Furthermore, when you buy a Bangkok house you will, after a few agent trips, discover that many of the older houses were designed with for Thai preferences, which include smaller, darker rooms, no outdoor living areas, outdoor kitchens, too many bathrooms and lack of privacy. The newer houses are more suited to Western tastes.
Perhaps the safest option is to consider the gated communities that are so popular among the Thai. Those at the top end are incredibly luxurious, exceeding the US$1 million mark. There is no shortage of developers lining up to meet the demands of the high number of Bangkok’s affluent high-society types and wealthy executives looking to escape the confines of the city. From Sansiri and Q House to TCC Capital, Bangkok developers continue to launch high-priced luxury houses in gated communities. Inside the gates, homeowners have access to facilities that include fitness centres, tennis courts, gardens and pools.

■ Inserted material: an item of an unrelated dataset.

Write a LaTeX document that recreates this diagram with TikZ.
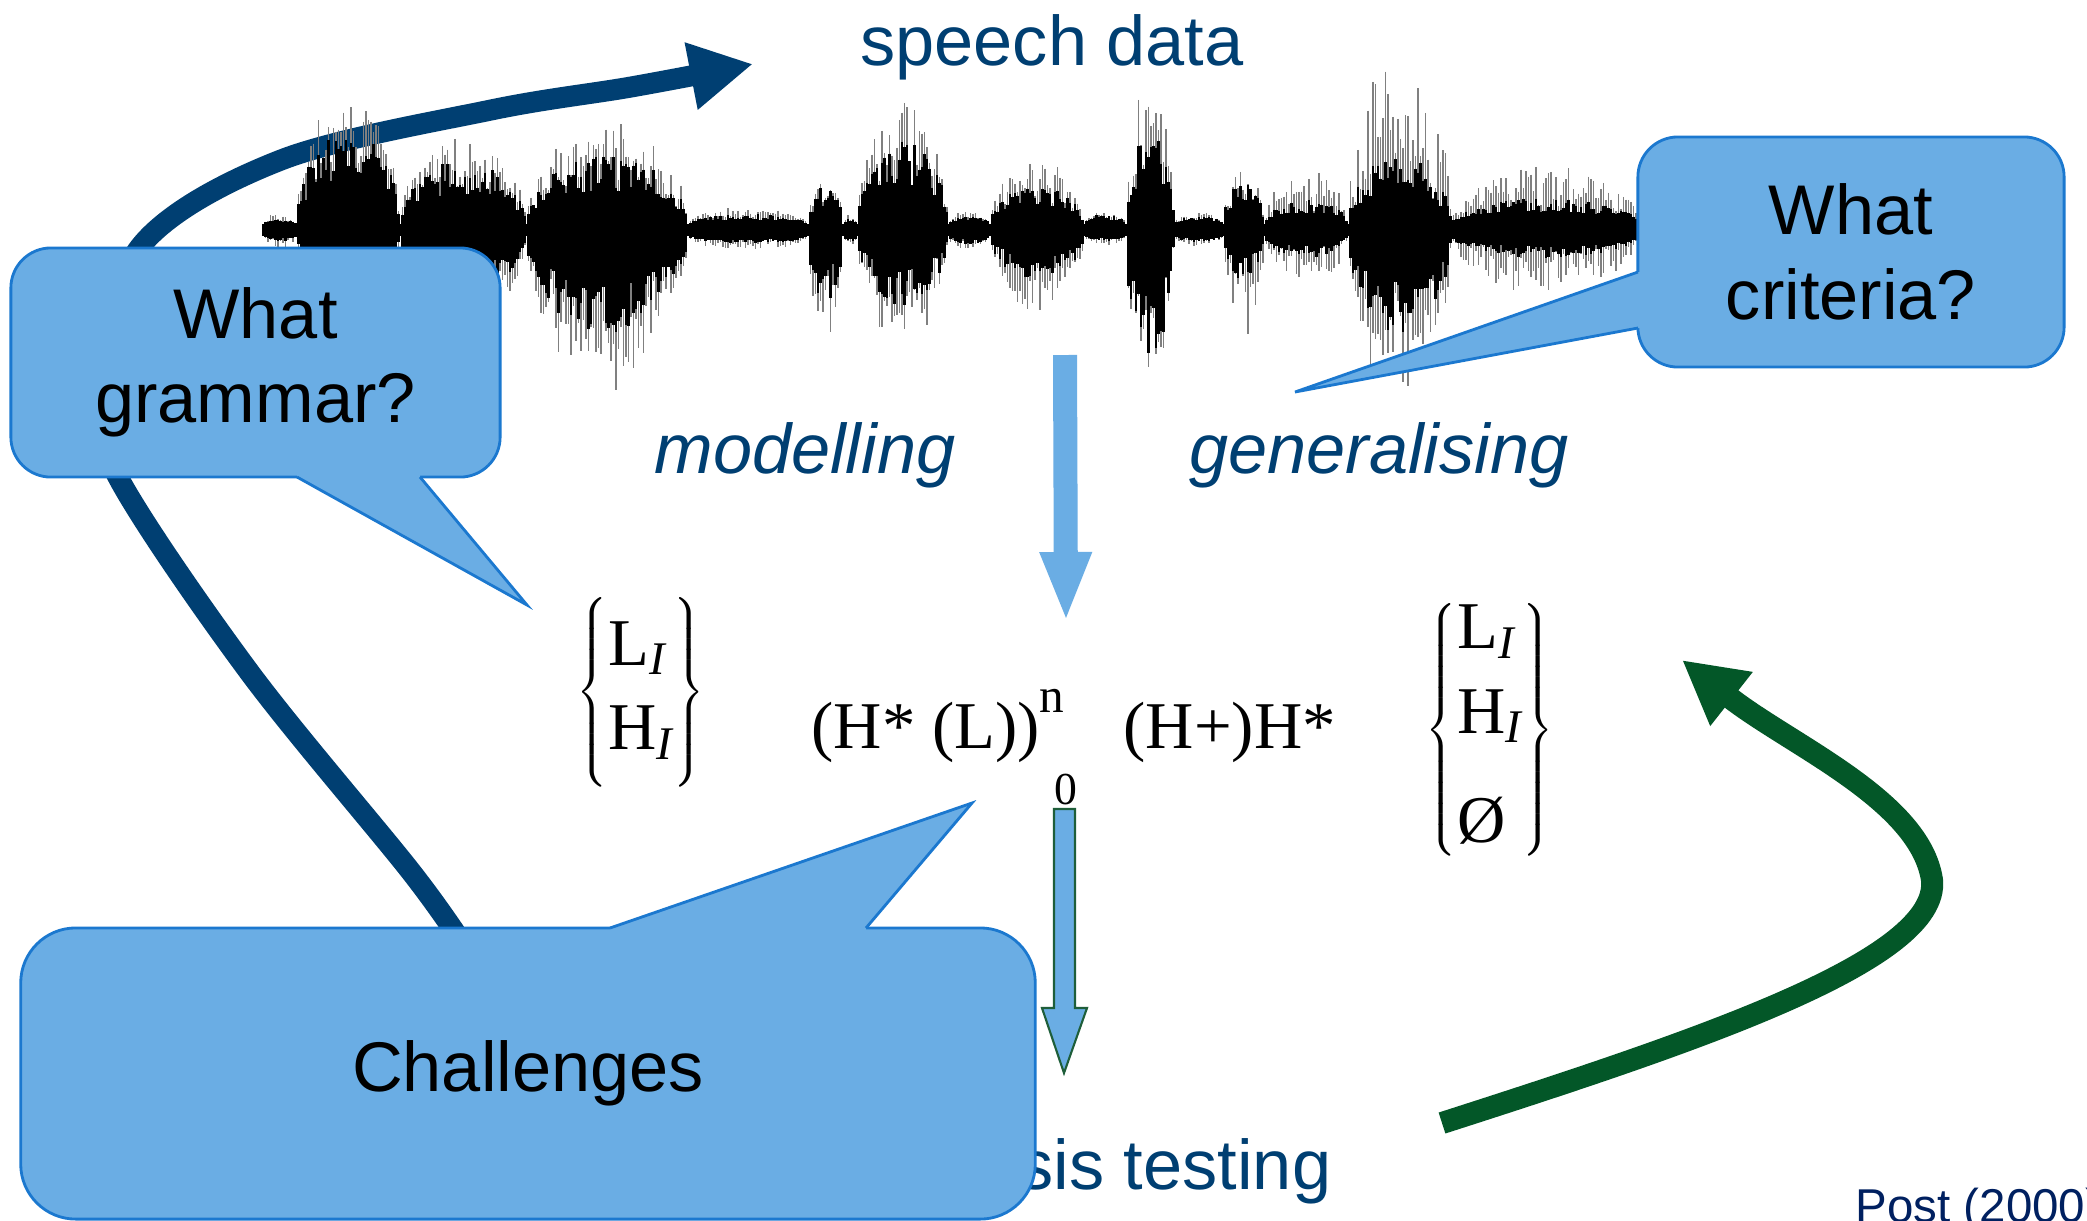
\documentclass[tikz,border=0pt]{standalone}
\usepackage{fontspec}
\setmainfont{Liberation Sans}
\newfontfamily\timesfont{Liberation Serif}
\usetikzlibrary{arrows.meta}

\definecolor{navy}{RGB}{0,63,114}
\definecolor{citeblue}{RGB}{0,32,96}
\definecolor{bubblefill}{RGB}{106,173,228}
\definecolor{bubbleline}{RGB}{27,120,207}
\definecolor{backgreen}{RGB}{3,87,40}
\definecolor{rimgreen}{RGB}{30,94,58}

\begin{document}
\begin{tikzpicture}[x=0.01cm,y=-0.01cm,
    bluetext/.style={text=navy, inner sep=0, font=\fontsize{20}{24}\selectfont},
    bubble/.style={fill=bubblefill, draw=bubbleline, line width=0.8pt,
        rounded corners=0.4cm, inner sep=0, align=center,
        font=\fontsize{20}{24}\selectfont},
    bubbletail/.style={fill=bubblefill},
    bubbleedge/.style={draw=bubbleline, line width=0.8pt},
    formula/.style={inner sep=0, font=\timesfont\fontsize{19}{22}\selectfont},
    wavebody/.style={black, line width=0.75pt},
    wavespike/.style={gray, line width=0.35pt},
    bigarrow/.style={line width=0.21cm, -{Triangle[width=0.64cm,length=0.63cm]}}]

    \path[use as bounding box, fill=white] (0,0) rectangle (2087,1220);
    \clip (0,0) rectangle (2087,1220);

    % loop arrow, behind everything
    \coordinate (loopstart) at (470,955);
    \coordinate (loopend) at (753,64);
    \draw[bigarrow, navy] plot[smooth, tension=0.55] coordinates {(loopstart)
        (412,873) (250,673) (118,477) (100,390) (140,247) (281,160) (491,110)
        (631,87) (loopend)};

    % speech signal
    \pgfmathsetseed{17}
    \foreach \xa/\xb/\up/\dn/\su/\sd in {263/296/5/5/8/8, 296/400/95/60/50/40,
        400/526/65/60/35/40, 526/688/70/100/40/60, 688/808/10/8/8/8,
        808/843/38/65/15/40, 843/857/6/6/4/4, 857/948/85/70/45/45,
        948/990/8/8/6/6, 990/1084/38/45/30/45, 1084/1126/10/5/5/5,
        1126/1174/95/125/60/20, 1174/1223/8/6/5/5, 1223/1264/45/45/15/70,
        1264/1348/25/22/35/35, 1348/1451/70/100/110/75, 1451/1640/26/22/35/40,
        1640/1700/20/20/10/10}{
        \pgfmathsetmacro\xs{\xa+2.5}
        \foreach \x in {\xa,\xs,...,\xb}{
            \pgfmathsetmacro\e{sqrt(abs(sin((\x-\xa)/(\xb-\xa)*180)))}
            \pgfmathsetmacro\bu{6+\up*\e*(0.45+0.55*rnd)}
            \pgfmathsetmacro\bd{6+\dn*\e*(0.45+0.55*rnd)}
            \pgfmathsetmacro\gu{\bu+\su*\e*rnd}
            \pgfmathsetmacro\gd{\bd+\sd*\e*rnd}
            \draw[wavespike] (\x,230-\gu) -- (\x,230+\gd);
            \draw[wavebody] (\x,230-\bu) -- (\x,230+\bd);
        }
    }

    % labels
    \node[bluetext, anchor=base] (speech) at (1052,65) {speech data};
    \node[bluetext, anchor=base, font=\itshape\fontsize{20}{24}\selectfont] (modelling) at (805,473) {modelling};
    \node[bluetext, anchor=base, font=\itshape\fontsize{20}{24}\selectfont] (generalising) at (1379,473) {generalising};
    \node[bluetext, anchor=base east] (hyptest) at (1332,1189) {hypothesis testing};

    % callouts top
    \node[bubble, minimum width=4.89cm, minimum height=2.29cm] (grammar) at (255.5,362.5) {What\\grammar?};
    \fill[bubbletail] (297,470) -- (297,477) -- (527,605) -- (420,477) -- (420,470) -- cycle;
    \draw[bubbleedge] (297,477) -- (527,605) -- (420,477);

    \node[bubble, minimum width=4.26cm, minimum height=2.30cm] (criteria) at (1851,252) {What\\criteria?};
    \fill[bubbletail] (1645,272) -- (1638,272) -- (1295,392) -- (1638,328) -- (1645,328) -- cycle;
    \draw[bubbleedge] (1638,272) -- (1295,392) -- (1638,328);

    % grammar formula
    \node[formula] (lgroup) at (641,692)
        {\delimitershortfall=-8pt$\left\{\begin{array}{@{}l@{}}\mbox{L\textsubscript{\itshape I}}\\[2pt]
        \mbox{H\textsubscript{\itshape I}}\end{array}\right\}$};
    \node[formula, anchor=base west] (core) at (811,748)
        {(H* (L))\raisebox{10pt}{\fontsize{14}{14}\selectfont n}};
    \node[formula, font=\timesfont\fontsize{13}{14}\selectfont] (zero) at (1066,790) {0};
    \node[formula, anchor=base west] (coda) at (1123,748) {(H+)H*};
    \node[formula] (rgroup) at (1490,730)
        {$\left\{\begin{array}{@{}l@{}}\mbox{L\textsubscript{\itshape I}}\\[2pt]
        \mbox{H\textsubscript{\itshape I}}\\[9pt]\mbox{Ø}\end{array}\right\}$};

    % down arrows
    \coordinate (mtop) at (1065,355);
    \coordinate (mtip) at (1066,622);
    \draw[draw=bubblefill, line width=0.24cm, -{Triangle[width=0.47cm,length=0.70cm]}] (mtop) -- (mtip);

    \coordinate (ttop) at (1064.5,809);
    \coordinate (ttip) at (1064,1073);
    \draw[fill=bubblefill, draw=rimgreen, line width=0.6pt] (ttop) ++(-10.5,0) -- ++(21,0)
        -- ++(0,199) -- ++(12,0) -- (ttip) -- (1042,1008) -- ++(12,0) -- cycle;

    % back arrow
    \coordinate (backstart) at (1442,1123);
    \coordinate (backend) at (1682,660);
    \draw[bigarrow, backgreen, line width=0.22cm] (backstart) .. controls (1700,1040) and (1940,960)
        .. (1932,880) .. controls (1920,800) and (1790,745) .. (backend);

    % challenges callout
    \node[bubble, rounded corners=0.55cm, minimum width=10.14cm, minimum height=2.91cm] (challenges) at (528,1073.5) {Challenges};
    \fill[bubbletail] (610,935) -- (610,928) -- (972,803) -- (866,928) -- (866,935) -- cycle;
    \draw[bubbleedge] (610,928) -- (972,803) -- (866,928);

    \node[text=citeblue, inner sep=0, anchor=base west, font=\fontsize{13.5}{16}\selectfont] (post) at (1855,1222) {Post (2000)};

\end{tikzpicture}
\end{document}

Popular areas include Rama V Road, Kaset Nawamin, Ram Inthra and the area close to the new Suvarnabhumi International Airport. But to some, communities like this are just too far away from the CBD when Bangkok’s notorious traffic problems are added to the picture. Due to factors like land availability and pricing, however, developing high-end house developments in the centre of Bangkok just isnt feasible in many cases. Within Central Bangkok, there are really only a couple of these types of communities on offer right now, including Baan Sansiri Sukhumvit 67 and The Trees Sathorn, which are pricey.